I just had two busy weeks! First, I traveled to Paris to present The Goulash Archipelago on a French radio station. Who would have thought that in 2023, a program broadcast on the radio on Sunday mornings could gather over 2 million listeners? If you understand French, the program’s called On va déguster and the recording is available here (the page includes 4 recipes from the cookbook too).
Next, I spent 10 days crisscrossing Slovenia in search of the best natural wines – a mission that, on one occasion, left some of my traveling companions passed out on the asphalt of the winery’s driveway before they could even make it back to the car. Food, of course, wasn’t left out, and we had some epic meals that stretched for up to 7 hours!

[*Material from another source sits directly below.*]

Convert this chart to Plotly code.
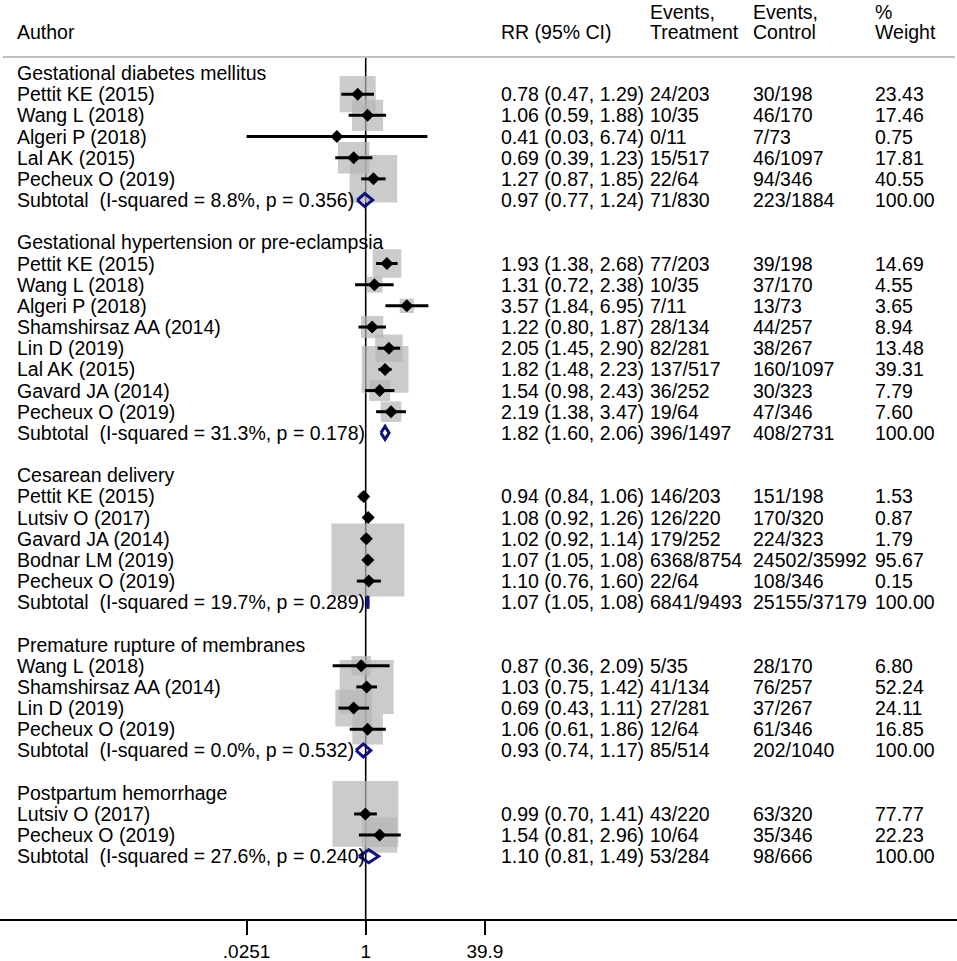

I’m gonna take a short break to recover and digest all the “material” I brought back. Take advantage of this time to revisit some of my past spring recipes, featuring some of the season’s best ingredients:
- Next time you make brunch at home, try my Russian spring lactone eggs Benedict.
- This Central European ramp cream soup with wild boar ham is the perfect way to use both the bulbs and leaves of the ephemeral allium delicacy.
- The cured Finger Lakes salmon, ramps, and white asparagus is one of the very best recipes I’ve made with fish that I caught myself.
- More wild fish, this time with green asparagus, fava beans, and porcini: Moravian pike goujonettes, bacon sauce and spring vegetables.
- Finally, if you’re in the mood for game meat, my stuffed wild pheasant with morel coulis and spring vegetables symbolizes for me the transition between hunting season and true spring.
And with that, I’ll see you in a few weeks!